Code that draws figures
▽

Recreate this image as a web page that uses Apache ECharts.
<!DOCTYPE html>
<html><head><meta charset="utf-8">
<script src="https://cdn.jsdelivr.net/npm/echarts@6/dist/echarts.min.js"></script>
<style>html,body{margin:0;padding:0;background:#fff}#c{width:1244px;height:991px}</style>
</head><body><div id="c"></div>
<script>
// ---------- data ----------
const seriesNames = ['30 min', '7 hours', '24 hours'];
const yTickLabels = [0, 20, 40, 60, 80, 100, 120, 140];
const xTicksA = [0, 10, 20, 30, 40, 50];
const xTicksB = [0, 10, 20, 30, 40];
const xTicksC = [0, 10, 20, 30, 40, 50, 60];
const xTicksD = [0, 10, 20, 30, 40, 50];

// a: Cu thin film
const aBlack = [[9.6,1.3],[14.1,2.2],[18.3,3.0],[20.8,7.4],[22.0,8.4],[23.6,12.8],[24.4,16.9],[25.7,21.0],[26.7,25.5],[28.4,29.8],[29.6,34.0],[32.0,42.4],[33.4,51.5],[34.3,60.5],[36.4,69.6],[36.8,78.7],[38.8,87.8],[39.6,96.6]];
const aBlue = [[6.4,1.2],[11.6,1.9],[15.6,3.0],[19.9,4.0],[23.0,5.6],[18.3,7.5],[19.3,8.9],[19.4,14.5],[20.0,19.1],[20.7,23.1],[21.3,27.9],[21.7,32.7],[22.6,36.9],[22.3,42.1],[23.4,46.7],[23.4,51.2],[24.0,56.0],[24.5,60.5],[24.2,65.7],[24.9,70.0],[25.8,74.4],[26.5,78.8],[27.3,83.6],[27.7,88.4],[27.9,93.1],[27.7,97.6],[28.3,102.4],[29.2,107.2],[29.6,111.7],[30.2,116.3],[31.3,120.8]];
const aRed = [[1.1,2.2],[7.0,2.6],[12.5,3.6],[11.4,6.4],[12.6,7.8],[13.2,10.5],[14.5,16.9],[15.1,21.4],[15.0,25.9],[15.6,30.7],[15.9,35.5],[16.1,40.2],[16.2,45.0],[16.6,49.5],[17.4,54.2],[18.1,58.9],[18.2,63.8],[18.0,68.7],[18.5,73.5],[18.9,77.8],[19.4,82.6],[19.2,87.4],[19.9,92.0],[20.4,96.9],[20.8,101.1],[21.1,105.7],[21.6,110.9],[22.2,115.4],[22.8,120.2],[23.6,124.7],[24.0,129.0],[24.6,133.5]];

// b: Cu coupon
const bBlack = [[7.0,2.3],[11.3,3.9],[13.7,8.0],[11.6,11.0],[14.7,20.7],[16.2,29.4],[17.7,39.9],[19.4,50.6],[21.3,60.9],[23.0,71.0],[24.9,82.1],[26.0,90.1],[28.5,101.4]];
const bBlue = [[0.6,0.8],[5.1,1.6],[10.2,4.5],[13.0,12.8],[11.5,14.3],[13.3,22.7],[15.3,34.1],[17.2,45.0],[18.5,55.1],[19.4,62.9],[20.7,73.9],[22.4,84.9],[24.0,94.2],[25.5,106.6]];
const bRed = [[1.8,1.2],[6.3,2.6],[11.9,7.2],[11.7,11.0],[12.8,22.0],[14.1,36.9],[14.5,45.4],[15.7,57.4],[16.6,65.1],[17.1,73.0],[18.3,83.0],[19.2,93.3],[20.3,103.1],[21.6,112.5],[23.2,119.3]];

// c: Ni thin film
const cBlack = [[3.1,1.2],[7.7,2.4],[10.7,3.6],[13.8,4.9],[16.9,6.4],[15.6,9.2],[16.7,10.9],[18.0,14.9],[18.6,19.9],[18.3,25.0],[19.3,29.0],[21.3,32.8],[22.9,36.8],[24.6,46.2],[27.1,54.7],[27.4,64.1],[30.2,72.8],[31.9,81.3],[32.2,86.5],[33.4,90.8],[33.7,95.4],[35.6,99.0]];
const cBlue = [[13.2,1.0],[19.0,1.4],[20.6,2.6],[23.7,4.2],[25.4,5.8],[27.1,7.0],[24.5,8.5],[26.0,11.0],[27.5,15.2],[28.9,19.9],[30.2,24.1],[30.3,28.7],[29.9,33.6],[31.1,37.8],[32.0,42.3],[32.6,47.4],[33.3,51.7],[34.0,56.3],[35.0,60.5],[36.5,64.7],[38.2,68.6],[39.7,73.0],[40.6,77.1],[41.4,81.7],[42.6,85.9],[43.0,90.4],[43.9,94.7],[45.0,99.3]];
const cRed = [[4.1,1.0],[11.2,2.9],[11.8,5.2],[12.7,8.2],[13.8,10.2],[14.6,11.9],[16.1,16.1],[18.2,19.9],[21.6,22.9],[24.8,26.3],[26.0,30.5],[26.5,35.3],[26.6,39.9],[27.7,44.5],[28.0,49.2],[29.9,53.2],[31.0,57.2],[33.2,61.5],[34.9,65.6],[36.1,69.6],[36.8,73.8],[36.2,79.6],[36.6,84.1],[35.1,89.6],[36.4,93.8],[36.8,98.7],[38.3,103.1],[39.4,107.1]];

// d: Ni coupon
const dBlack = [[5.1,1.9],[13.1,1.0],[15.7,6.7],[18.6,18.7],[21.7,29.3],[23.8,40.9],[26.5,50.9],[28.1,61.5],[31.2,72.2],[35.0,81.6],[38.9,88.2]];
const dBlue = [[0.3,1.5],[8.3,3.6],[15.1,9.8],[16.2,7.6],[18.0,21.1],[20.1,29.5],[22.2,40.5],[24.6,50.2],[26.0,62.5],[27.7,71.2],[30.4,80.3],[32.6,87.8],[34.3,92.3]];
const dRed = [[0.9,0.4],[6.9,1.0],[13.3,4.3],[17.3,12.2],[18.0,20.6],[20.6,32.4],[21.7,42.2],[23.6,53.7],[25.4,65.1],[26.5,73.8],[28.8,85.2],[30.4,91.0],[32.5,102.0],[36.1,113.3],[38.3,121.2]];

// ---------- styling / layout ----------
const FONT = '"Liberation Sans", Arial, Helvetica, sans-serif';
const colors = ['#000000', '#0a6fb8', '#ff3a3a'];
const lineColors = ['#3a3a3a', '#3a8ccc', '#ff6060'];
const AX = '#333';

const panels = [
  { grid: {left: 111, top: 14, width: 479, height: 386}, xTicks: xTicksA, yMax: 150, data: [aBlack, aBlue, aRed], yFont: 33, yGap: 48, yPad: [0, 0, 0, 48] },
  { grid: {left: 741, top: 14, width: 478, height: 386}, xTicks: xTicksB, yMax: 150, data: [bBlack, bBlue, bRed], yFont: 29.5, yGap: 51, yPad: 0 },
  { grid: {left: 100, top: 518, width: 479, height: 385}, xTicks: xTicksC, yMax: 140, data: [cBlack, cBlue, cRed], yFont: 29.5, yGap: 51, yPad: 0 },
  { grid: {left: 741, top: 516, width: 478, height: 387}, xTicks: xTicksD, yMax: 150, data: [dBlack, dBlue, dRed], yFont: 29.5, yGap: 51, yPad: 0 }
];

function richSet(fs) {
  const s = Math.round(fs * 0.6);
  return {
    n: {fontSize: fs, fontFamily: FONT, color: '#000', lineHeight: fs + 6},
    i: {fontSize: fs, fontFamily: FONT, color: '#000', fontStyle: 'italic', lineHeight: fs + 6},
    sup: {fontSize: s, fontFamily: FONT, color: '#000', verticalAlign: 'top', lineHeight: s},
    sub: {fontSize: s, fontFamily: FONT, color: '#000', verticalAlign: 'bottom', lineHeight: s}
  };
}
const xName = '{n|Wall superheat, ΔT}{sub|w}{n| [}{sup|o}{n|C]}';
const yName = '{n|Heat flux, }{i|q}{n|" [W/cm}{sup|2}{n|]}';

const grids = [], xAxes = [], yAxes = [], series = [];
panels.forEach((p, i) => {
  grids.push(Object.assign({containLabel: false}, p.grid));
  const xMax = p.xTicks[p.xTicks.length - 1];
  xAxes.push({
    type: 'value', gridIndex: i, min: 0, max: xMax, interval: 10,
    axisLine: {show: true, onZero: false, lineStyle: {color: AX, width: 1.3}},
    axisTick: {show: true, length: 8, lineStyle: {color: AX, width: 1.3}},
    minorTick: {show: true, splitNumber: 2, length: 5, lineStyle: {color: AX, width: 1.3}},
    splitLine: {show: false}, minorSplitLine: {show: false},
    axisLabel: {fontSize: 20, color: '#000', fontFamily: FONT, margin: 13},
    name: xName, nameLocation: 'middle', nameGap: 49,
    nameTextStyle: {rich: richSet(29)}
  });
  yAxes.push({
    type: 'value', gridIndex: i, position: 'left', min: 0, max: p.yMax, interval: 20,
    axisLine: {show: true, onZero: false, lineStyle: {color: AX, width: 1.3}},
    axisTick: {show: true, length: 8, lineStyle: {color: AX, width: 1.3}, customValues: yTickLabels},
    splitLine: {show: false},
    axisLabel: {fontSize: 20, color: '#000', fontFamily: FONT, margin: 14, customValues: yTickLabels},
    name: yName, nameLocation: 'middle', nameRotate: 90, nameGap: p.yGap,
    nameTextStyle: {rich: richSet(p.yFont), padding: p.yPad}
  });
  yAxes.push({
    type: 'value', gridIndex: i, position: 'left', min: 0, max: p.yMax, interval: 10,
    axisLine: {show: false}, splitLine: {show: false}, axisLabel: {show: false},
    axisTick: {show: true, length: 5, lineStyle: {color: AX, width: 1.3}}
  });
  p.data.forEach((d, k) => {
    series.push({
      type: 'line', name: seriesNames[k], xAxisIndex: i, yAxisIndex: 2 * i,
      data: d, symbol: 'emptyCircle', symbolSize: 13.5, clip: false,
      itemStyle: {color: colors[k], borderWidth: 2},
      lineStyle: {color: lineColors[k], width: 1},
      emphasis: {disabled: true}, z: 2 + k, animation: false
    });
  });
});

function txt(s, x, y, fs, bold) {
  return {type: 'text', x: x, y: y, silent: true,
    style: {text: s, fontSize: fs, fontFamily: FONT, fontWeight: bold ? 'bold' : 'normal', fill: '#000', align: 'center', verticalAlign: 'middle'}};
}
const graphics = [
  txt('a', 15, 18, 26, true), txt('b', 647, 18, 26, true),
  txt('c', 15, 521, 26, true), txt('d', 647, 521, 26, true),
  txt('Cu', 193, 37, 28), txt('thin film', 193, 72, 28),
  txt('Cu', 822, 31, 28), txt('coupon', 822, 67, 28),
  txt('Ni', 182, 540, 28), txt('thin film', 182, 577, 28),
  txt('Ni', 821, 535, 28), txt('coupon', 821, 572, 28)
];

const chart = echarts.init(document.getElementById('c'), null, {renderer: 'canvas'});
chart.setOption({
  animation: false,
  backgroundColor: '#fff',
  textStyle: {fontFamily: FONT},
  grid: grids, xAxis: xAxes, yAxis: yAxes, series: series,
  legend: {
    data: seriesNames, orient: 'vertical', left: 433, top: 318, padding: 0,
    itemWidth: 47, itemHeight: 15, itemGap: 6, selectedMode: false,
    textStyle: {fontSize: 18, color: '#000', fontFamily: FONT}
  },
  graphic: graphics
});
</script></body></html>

△
▽

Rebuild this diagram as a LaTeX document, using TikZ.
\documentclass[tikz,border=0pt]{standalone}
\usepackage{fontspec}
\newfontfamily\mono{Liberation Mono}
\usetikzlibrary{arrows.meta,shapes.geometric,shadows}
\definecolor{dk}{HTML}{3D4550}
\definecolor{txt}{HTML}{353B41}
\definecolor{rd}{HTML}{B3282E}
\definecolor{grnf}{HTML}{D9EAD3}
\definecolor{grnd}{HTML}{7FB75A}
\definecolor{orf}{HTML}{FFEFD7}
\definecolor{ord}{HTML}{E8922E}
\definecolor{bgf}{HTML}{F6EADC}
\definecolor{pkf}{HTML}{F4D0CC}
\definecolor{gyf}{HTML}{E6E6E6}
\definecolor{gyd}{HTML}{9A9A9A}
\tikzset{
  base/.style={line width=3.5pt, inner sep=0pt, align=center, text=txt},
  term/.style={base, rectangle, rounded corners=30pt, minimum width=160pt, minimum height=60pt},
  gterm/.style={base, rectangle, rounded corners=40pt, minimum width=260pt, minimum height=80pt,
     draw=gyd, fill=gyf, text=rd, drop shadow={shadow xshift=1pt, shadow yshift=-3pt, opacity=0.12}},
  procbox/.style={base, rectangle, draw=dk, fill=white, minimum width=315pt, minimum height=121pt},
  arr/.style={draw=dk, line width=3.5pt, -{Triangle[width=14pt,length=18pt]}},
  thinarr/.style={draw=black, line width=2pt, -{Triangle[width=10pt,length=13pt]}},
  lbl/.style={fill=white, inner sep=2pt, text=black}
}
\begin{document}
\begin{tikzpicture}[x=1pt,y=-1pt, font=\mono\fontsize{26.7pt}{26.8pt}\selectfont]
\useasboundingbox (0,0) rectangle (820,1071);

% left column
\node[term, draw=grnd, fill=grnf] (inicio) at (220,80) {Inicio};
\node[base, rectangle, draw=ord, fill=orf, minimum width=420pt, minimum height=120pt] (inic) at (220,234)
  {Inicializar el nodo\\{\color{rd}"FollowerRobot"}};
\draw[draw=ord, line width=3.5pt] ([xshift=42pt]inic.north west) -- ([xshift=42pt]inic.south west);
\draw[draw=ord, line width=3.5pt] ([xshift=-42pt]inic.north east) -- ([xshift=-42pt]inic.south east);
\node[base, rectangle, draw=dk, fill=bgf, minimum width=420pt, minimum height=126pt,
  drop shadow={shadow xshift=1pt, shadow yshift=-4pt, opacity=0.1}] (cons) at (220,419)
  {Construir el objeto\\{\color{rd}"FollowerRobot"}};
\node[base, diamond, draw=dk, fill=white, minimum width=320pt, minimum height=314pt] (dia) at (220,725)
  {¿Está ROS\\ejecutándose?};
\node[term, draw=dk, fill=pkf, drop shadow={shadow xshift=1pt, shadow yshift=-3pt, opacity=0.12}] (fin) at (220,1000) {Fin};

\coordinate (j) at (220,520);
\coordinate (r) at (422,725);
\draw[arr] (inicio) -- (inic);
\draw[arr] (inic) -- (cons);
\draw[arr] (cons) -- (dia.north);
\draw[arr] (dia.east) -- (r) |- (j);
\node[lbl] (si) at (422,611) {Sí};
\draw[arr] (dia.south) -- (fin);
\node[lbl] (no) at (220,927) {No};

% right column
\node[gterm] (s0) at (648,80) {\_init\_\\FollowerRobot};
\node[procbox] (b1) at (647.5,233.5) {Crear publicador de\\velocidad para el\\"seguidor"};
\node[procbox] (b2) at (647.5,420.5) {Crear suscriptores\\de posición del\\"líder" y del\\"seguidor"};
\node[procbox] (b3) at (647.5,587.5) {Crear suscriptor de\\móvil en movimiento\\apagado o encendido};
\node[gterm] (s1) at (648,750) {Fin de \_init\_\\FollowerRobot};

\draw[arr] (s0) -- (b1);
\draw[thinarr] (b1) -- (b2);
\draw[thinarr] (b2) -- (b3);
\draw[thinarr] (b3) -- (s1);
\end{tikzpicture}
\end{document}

△

**Work to do:** With the first line being the one containing "Rebuild this diagram" and the last line the one containing "(0,0) rectangle (820,1071);", transcribe exactly the lines above that fall in that range.

**Correct output:**
Rebuild this diagram as a LaTeX document, using TikZ.
\documentclass[tikz,border=0pt]{standalone}
\usepackage{fontspec}
\newfontfamily\mono{Liberation Mono}
\usetikzlibrary{arrows.meta,shapes.geometric,shadows}
\definecolor{dk}{HTML}{3D4550}
\definecolor{txt}{HTML}{353B41}
\definecolor{rd}{HTML}{B3282E}
\definecolor{grnf}{HTML}{D9EAD3}
\definecolor{grnd}{HTML}{7FB75A}
\definecolor{orf}{HTML}{FFEFD7}
\definecolor{ord}{HTML}{E8922E}
\definecolor{bgf}{HTML}{F6EADC}
\definecolor{pkf}{HTML}{F4D0CC}
\definecolor{gyf}{HTML}{E6E6E6}
\definecolor{gyd}{HTML}{9A9A9A}
\tikzset{
  base/.style={line width=3.5pt, inner sep=0pt, align=center, text=txt},
  term/.style={base, rectangle, rounded corners=30pt, minimum width=160pt, minimum height=60pt},
  gterm/.style={base, rectangle, rounded corners=40pt, minimum width=260pt, minimum height=80pt,
     draw=gyd, fill=gyf, text=rd, drop shadow={shadow xshift=1pt, shadow yshift=-3pt, opacity=0.12}},
  procbox/.style={base, rectangle, draw=dk, fill=white, minimum width=315pt, minimum height=121pt},
  arr/.style={draw=dk, line width=3.5pt, -{Triangle[width=14pt,length=18pt]}},
  thinarr/.style={draw=black, line width=2pt, -{Triangle[width=10pt,length=13pt]}},
  lbl/.style={fill=white, inner sep=2pt, text=black}
}
\begin{document}
\begin{tikzpicture}[x=1pt,y=-1pt, font=\mono\fontsize{26.7pt}{26.8pt}\selectfont]
\useasboundingbox (0,0) rectangle (820,1071);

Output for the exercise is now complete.